Updates require the same review process as code. Adding to the deny-list (§IX) is cheap; removing or relaxing an invariant (§I–VI, VIII) requires explicit justification in the proposal. Replacing a pattern (§VII) requires a design discussion linking to the new pattern; until that lands, the existing pattern stays.
When an invariant is contested in the moment, the resolution path is: (a) state the case in the relevant RFC or PR; (b) link it from this document; (c) update this document if the resolution changes the rule.
XII. Source / origin
These invariants and patterns were extracted from the architectural decisions in:
- MR-737 — Query Engine v2 RFC (the kernel scope and seams)
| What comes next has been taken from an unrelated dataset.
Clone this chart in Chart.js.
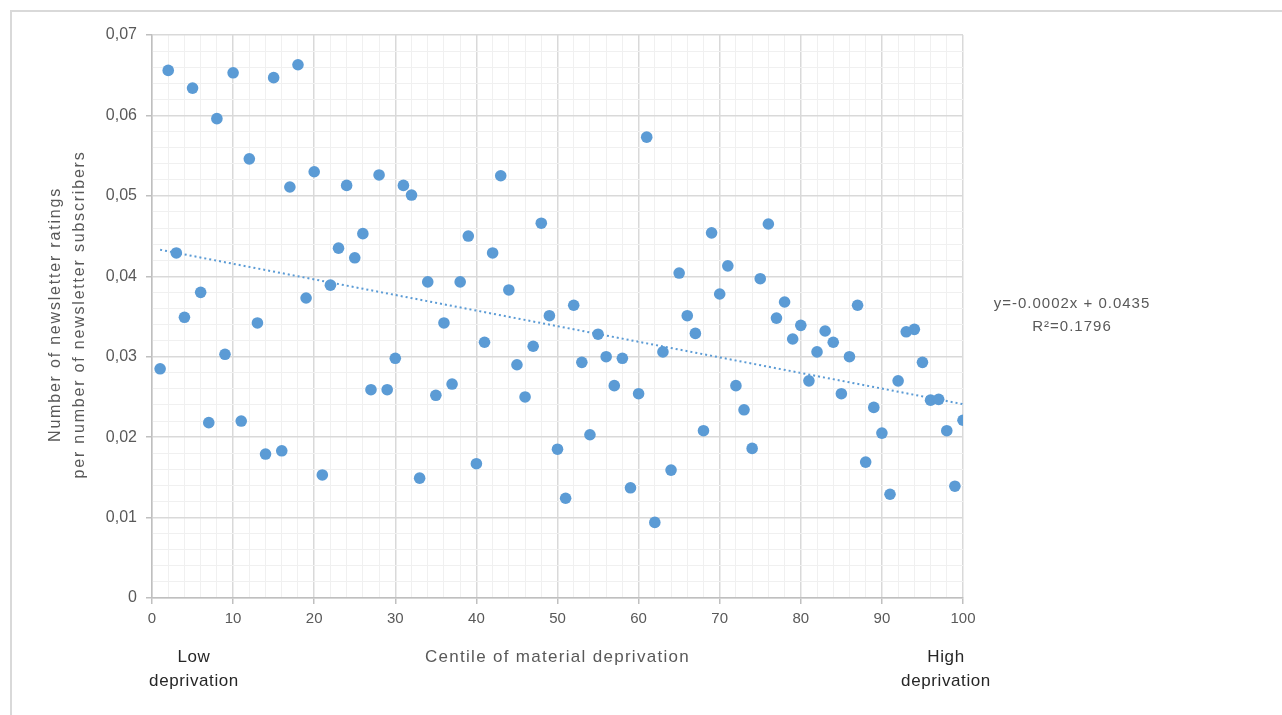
<!DOCTYPE html>
<html>
<head>
<meta charset="utf-8">
<script src="https://cdn.jsdelivr.net/npm/chart.js@4.4.1/dist/chart.umd.min.js"></script>
<style>
  html, body { margin: 0; padding: 0; background: #fff; }
  #wrap { position: relative; width: 1282px; height: 715px; }
</style>
</head>
<body>
<div id="wrap"><canvas id="scatterChart" width="1282" height="715"></canvas></div>
<script>
// centile of material deprivation (1..100)
const centiles = [];
for (let i = 1; i <= 100; i++) centiles.push(i);

// newsletter ratings per newsletter subscriber
const ratios = [
  0.0285, 0.0656, 0.0429, 0.0349, 0.0634, 0.0380, 0.0218, 0.0596, 0.0303, 0.0653,
  0.0220, 0.0546, 0.0342, 0.0179, 0.0647, 0.0183, 0.0511, 0.0663, 0.0373, 0.0530,
  0.0153, 0.0389, 0.0435, 0.0513, 0.0423, 0.0453, 0.0259, 0.0526, 0.0259, 0.0298,
  0.0513, 0.0501, 0.0149, 0.0393, 0.0252, 0.0342, 0.0266, 0.0393, 0.0450, 0.0167,
  0.0318, 0.0429, 0.0525, 0.0383, 0.0290, 0.0250, 0.0313, 0.0466, 0.0351, 0.0185,
  0.0124, 0.0364, 0.0293, 0.0203, 0.0328, 0.0300, 0.0264, 0.0298, 0.0137, 0.0254,
  0.0573, 0.0094, 0.0306, 0.0159, 0.0404, 0.0351, 0.0329, 0.0208, 0.0454, 0.0378,
  0.0413, 0.0264, 0.0234, 0.0186, 0.0397, 0.0465, 0.0348, 0.0368, 0.0322, 0.0339,
  0.0270, 0.0306, 0.0332, 0.0318, 0.0254, 0.0300, 0.0364, 0.0169, 0.0237, 0.0205,
  0.0129, 0.0270, 0.0331, 0.0334, 0.0293, 0.0246, 0.0247, 0.0208, 0.0139, 0.0221
];

// linear trendline end points
const trendX = [1, 100];
const trendY = [0.0433, 0.0241];

const yTicks = ['0', '0,01', '0,02', '0,03', '0,04', '0,05', '0,06', '0,07'];
const xTicks = ['0', '10', '20', '30', '40', '50', '60', '70', '80', '90', '100'];

const yTitle = ['Number of newsletter ratings', 'per number of newsletter subscribers'];
const xTitle = 'Centile of material deprivation';
const lowLabel = ['Low', 'deprivation'];
const highLabel = ['High', 'deprivation'];
const trendText = ['y=-0.0002x + 0.0435', 'R\u00B2=0.1796'];

const blue = '#5b9bd5';
const textGrey = '#595959';
const font = '"Liberation Sans", Arial, sans-serif';

const points = centiles.map((c, i) => ({ x: c, y: ratios[i] }));
const trend = trendX.map((x, i) => ({ x: x, y: trendY[i] }));

const isMajorY = v => Math.abs(Math.round(v * 1000)) % 10 === 0;
const isMajorX = v => Math.round(v) % 10 === 0;

const extraText = {
    id: 'extraText',
    afterDraw(chart) {
        const ctx = chart.ctx;
        const area = chart.chartArea;
        ctx.save();
        // frame around figure
        ctx.strokeStyle = '#d9d9d9';
        ctx.lineWidth = 2;
        ctx.beginPath();
        ctx.moveTo(11, 715);
        ctx.lineTo(11, 11);
        ctx.lineTo(1282, 11);
        ctx.stroke();

        ctx.fillStyle = textGrey;
        ctx.textAlign = 'center';
        ctx.textBaseline = 'middle';

        // y axis title
        ctx.save();
        ctx.font = '16px ' + font;
        ctx.letterSpacing = '1.8px';
        ctx.translate(56, (area.top + area.bottom) / 2 - 2);
        ctx.rotate(-Math.PI / 2);
        ctx.fillText(yTitle[0], 0, 0);
        ctx.fillText(yTitle[1], 0, 24);
        ctx.restore();

        // x axis title and end labels
        ctx.font = '17px ' + font;
        ctx.letterSpacing = '1.3px';
        ctx.fillText(xTitle, (area.left + area.right) / 2, 657);
        ctx.fillStyle = '#262626';
        ctx.letterSpacing = '0.6px';
        ctx.fillText(lowLabel[0], 194, 657);
        ctx.fillText(lowLabel[1], 194, 681);
        ctx.fillText(highLabel[0], 946, 657);
        ctx.fillText(highLabel[1], 946, 681);

        // trendline equation
        ctx.fillStyle = textGrey;
        ctx.font = '15px ' + font;
        ctx.letterSpacing = '1px';
        ctx.fillText(trendText[0], 1072, 304);
        ctx.fillText(trendText[1], 1072, 327);
        ctx.restore();
    }
};

const ctx = document.getElementById('scatterChart').getContext('2d');
new Chart(ctx, {
    type: 'scatter',
    data: {
        datasets: [
            {
                label: 'Ratings per subscriber',
                data: points,
                backgroundColor: blue,
                borderColor: blue,
                pointRadius: 5.8,
                pointBorderWidth: 0,
                order: 1,
            },
            {
                label: 'Linear trend',
                type: 'line',
                data: trend,
                borderColor: blue,
                borderWidth: 2,
                borderDash: [2, 3],
                pointRadius: 0,
                fill: false,
                order: 2,
            },
        ],
    },
    options: {
        responsive: false,
        animation: false,
        layout: {
            padding: { top: 35, right: 319, left: 0, bottom: 0 },
        },
        plugins: {
            legend: { display: false },
            tooltip: { enabled: false },
        },
        scales: {
            x: {
                type: 'linear',
                min: 0,
                max: 100,
                afterFit: scale => { scale.height = 117; },
                afterBuildTicks: scale => {
                    scale.ticks = [];
                    for (let v = 0; v <= 100; v += 2) scale.ticks.push({ value: v });
                },
                ticks: {
                    autoSkip: false,
                    maxRotation: 0,
                    padding: 6,
                    color: textGrey,
                    font: { family: font, size: 15 },
                    callback: v => isMajorX(v) ? xTicks[Math.round(v) / 10] : '',
                },
                grid: {
                    color: c => isMajorX(c.tick.value) ? '#d9d9d9' : '#f0f0f0',
                    lineWidth: c => isMajorX(c.tick.value) ? 1.5 : 1,
                    tickLength: 6,
                    tickColor: c => isMajorX(c.tick.value) ? '#bfbfbf' : 'rgba(0,0,0,0)',
                },
                border: { color: '#bfbfbf', width: 1.5 },
            },
            y: {
                min: 0,
                max: 0.07,
                afterFit: scale => { scale.width = 152; },
                afterBuildTicks: scale => {
                    scale.ticks = [];
                    for (let i = 0; i <= 35; i++) scale.ticks.push({ value: i * 0.002 });
                },
                ticks: {
                    autoSkip: false,
                    padding: 9,
                    color: textGrey,
                    font: { family: font, size: 16 },
                    callback: v => isMajorY(v) ? yTicks[Math.round(v * 100)] : '',
                },
                grid: {
                    color: c => isMajorY(c.tick.value) ? '#d9d9d9' : '#f0f0f0',
                    lineWidth: c => isMajorY(c.tick.value) ? 1.5 : 1,
                    tickLength: 6,
                    tickColor: c => isMajorY(c.tick.value) ? '#bfbfbf' : 'rgba(0,0,0,0)',
                },
                border: { color: '#bfbfbf', width: 1.5 },
            },
        },
    },
    plugins: [extraText],
});
</script>
</body>
</html>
- MR-744 — Edge wildcards / alternation (one cell of the polymorphic-bindings matrix)
- MR-765 — Arrow Flight transport (query, import, export)
- The schema migration program (MR-694 family — additive evolution, safety tiers, idempotent replay)
- The policy program (MR-722 / MR-725 — predicate pushdown)
- The reconciler / index-lifecycle work (MR-737 §5.16, MR-688, MR-679, MR-680)
- The factorization and SIP work (MR-737 §5.2, §5.3 — Kuzu / Ladybug inspiration)
- The polymorphic-bindings framing (MR-737 §5.13 — one mechanism for eight cells)
- The Source-operator framing (MR-737 §5.12 — one mechanism for all imports)
- The database-guarantees discussion (§VI): ACID dimensions, CAP-style consistency model, scale-system precedents (ClickHouse, Turbopuffer, LanceDB, Postgres). Each invariant in §VI corresponds to a specific named decision; see prior architecture discussions for the option space considered.
General precedent: Lance + LanceDB Enterprise architecture; ClickHouse merge subsystem; Kubernetes controllers; Postgres autovacuum; the FDAL stack (Flight + DataFusion + Arrow + Lance).
Adding a new invariant or pattern here means we've learned something — either from a hard call we made and want to preserve, or from a mistake we don't want to repeat. Both are worth recording.